PROBLEM REQUIREMENTS: Starting from the top of the material, restate each line exactly until the line that contains "-100, -50, 0]", which is also copied. Pictures are excluded.

★ ★ ★ ★

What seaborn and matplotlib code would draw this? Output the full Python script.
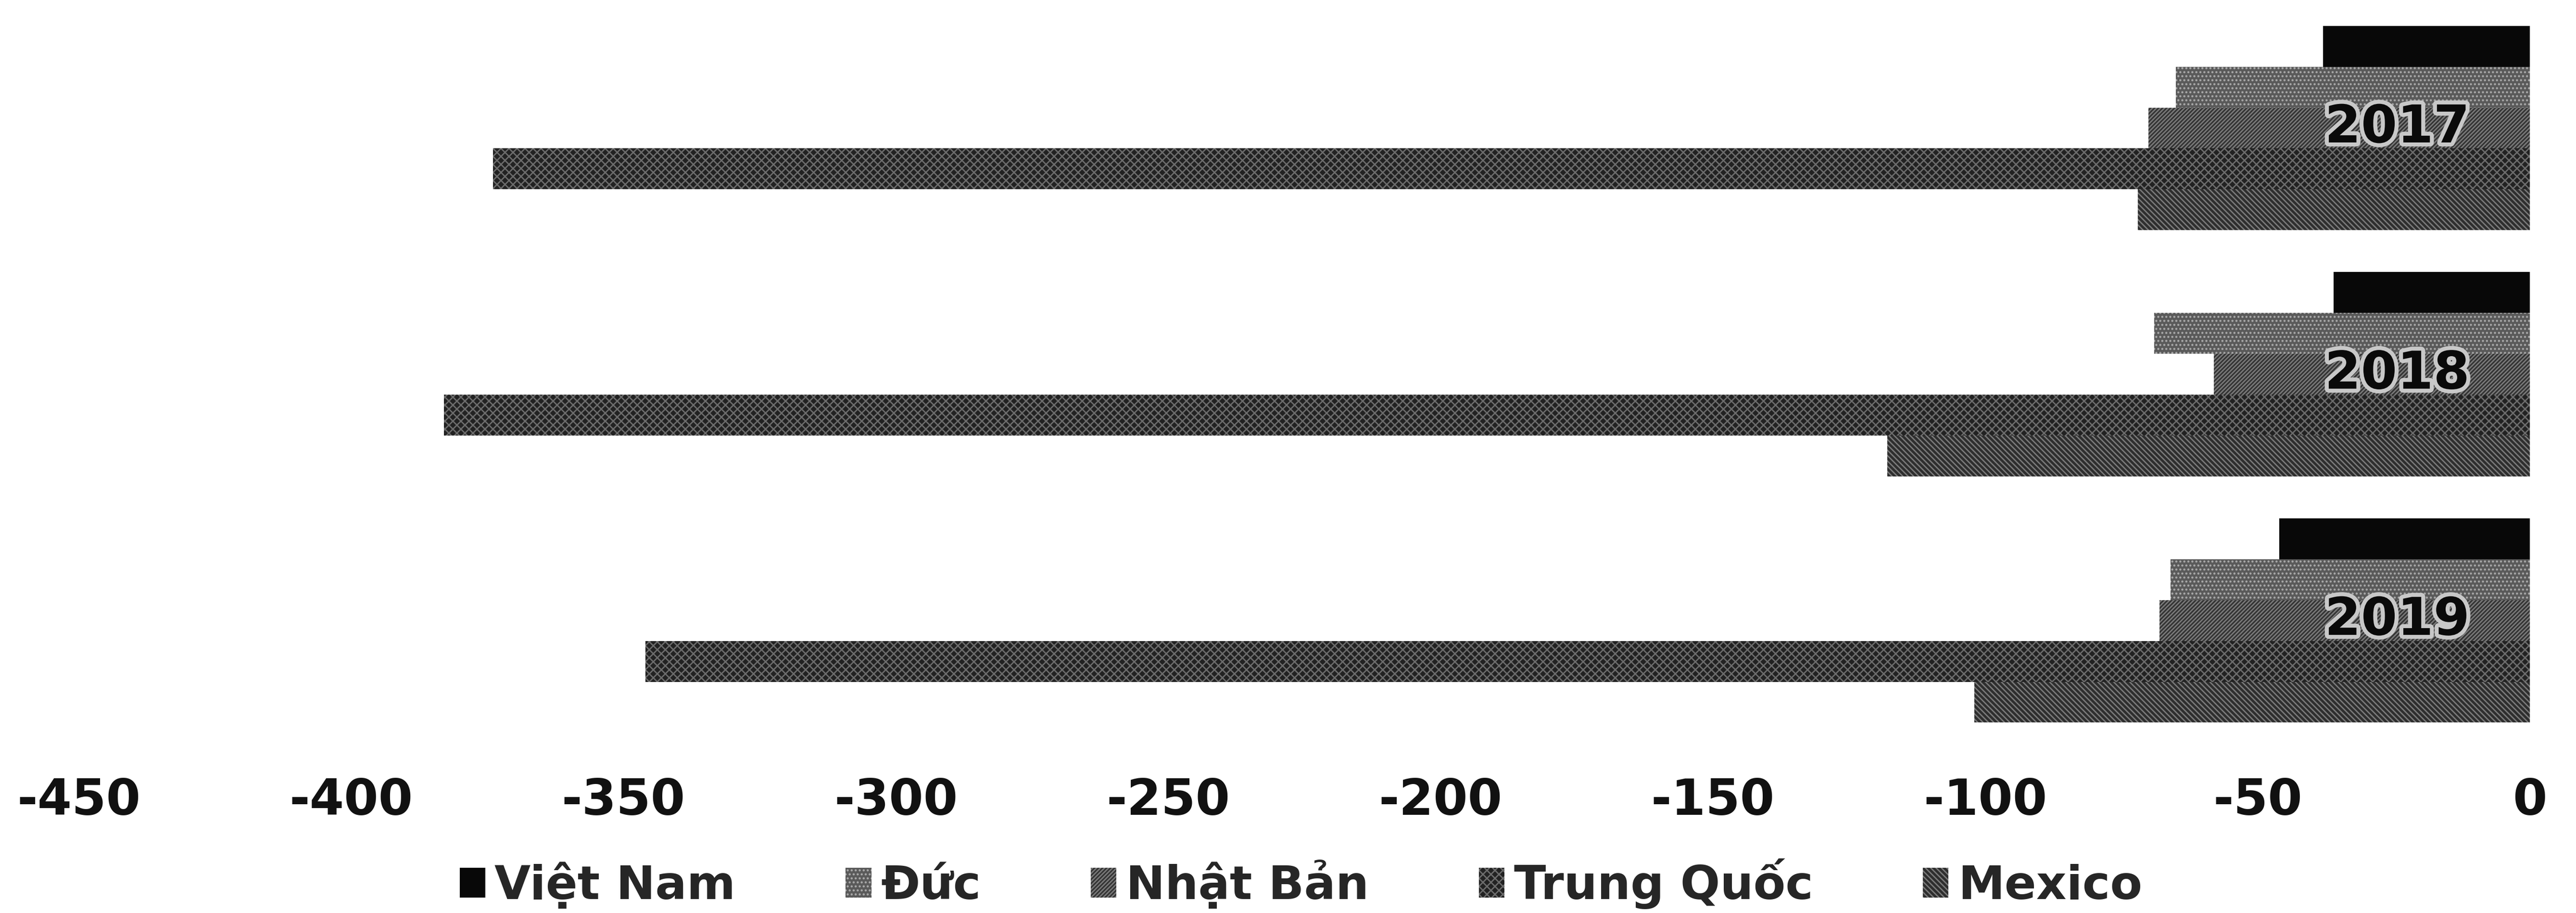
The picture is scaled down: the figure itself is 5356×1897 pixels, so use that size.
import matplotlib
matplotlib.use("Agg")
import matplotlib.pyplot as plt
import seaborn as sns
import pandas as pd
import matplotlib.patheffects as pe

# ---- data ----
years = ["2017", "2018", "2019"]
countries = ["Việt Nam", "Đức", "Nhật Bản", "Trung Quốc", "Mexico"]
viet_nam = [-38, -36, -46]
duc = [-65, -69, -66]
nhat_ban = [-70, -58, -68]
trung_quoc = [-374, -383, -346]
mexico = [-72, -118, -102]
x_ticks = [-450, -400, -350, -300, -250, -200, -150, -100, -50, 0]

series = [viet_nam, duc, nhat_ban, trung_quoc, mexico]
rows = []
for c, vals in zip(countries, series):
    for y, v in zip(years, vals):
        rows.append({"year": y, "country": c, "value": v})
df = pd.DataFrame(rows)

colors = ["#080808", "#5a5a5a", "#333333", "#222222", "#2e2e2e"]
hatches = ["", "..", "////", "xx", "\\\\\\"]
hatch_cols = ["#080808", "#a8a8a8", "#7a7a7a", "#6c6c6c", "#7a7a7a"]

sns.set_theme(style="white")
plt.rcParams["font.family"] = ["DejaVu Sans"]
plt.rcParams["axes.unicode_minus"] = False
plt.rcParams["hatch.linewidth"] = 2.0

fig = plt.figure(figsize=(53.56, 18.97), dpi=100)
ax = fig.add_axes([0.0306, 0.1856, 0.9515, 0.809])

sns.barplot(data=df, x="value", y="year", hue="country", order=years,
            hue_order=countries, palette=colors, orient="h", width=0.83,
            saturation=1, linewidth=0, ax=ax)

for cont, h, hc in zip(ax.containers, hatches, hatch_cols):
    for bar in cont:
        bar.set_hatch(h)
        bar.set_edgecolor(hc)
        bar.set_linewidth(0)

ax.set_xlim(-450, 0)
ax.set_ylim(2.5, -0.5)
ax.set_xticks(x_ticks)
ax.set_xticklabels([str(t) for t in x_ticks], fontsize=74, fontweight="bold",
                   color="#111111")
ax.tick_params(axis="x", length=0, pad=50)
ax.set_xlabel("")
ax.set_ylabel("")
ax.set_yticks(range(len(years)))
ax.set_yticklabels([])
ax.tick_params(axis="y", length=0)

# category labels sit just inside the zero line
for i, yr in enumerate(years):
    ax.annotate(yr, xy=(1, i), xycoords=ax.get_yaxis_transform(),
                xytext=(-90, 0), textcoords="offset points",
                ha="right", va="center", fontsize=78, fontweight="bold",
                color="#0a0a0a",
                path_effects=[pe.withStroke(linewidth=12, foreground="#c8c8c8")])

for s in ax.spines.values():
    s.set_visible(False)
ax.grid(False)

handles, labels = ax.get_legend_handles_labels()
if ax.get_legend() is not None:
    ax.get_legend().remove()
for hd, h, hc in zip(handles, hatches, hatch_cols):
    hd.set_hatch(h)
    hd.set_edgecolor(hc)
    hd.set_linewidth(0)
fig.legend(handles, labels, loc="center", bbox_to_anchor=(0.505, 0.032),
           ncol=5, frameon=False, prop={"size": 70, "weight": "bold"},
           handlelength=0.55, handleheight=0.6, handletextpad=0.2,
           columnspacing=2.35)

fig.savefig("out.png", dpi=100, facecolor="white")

★ ★ ★ ★

FULL ANSWER:
What seaborn and matplotlib code would draw this? Output the full Python script.
The picture is scaled down: the figure itself is 5356×1897 pixels, so use that size.
import matplotlib
matplotlib.use("Agg")
import matplotlib.pyplot as plt
import seaborn as sns
import pandas as pd
import matplotlib.patheffects as pe

# ---- data ----
years = ["2017", "2018", "2019"]
countries = ["Việt Nam", "Đức", "Nhật Bản", "Trung Quốc", "Mexico"]
viet_nam = [-38, -36, -46]
duc = [-65, -69, -66]
nhat_ban = [-70, -58, -68]
trung_quoc = [-374, -383, -346]
mexico = [-72, -118, -102]
x_ticks = [-450, -400, -350, -300, -250, -200, -150, -100, -50, 0]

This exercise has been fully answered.